The workshop remained an unofficial part of the museum until its wares began to sell abroad via the efforts of Lord Delaware, David Stirling, and others; eventually the board of directors officially accepted responsibility for its activities. Its products were exhibited at the Museum of Modern Art in 1968, the Musée Rodin in 1971, and London's ICA in 1972. Political tensions in Rhodesia grew unbearable, however, and McEwen resigned his post in 1973 to live on his boat in the Bahamas. He took frequent trips to Brazil, but eventually returned to Devon, settling in Ilfracombe.

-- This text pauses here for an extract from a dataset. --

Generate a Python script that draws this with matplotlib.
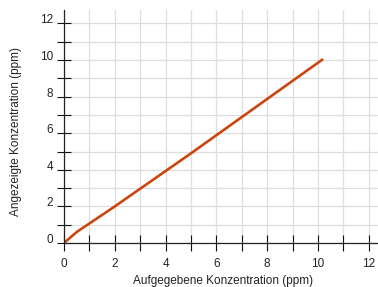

McEwen left an important bequest to the British Museum, in the form of a collection of specimens in stone, clay and wood (mainly items he had purchased from the artists working in 1957-1973). This group of works is of significant value to Art Historians as it shows the range of sculptural forms being produced at that time and McEwen's own tastes in art.

==Marriage==
In 1933, Frank McEwen had a child (Frank Aldridge) with American Painter Frances Wood. They lived together in France from 1931 to 1937.
In 1969, McEwen married Mary McFadden; they divorced in 1970.

==Last years and death==
With the worldwide interest in Shona carving, McEwen became a popular figure in artistic circles, being called upon for comment and to be filmed for various projects. He was content to live, yet still expressed concern that the quality of Shona art might become compromised with a broadening of its popularity.

McEwen died at his home in Devon in 1994.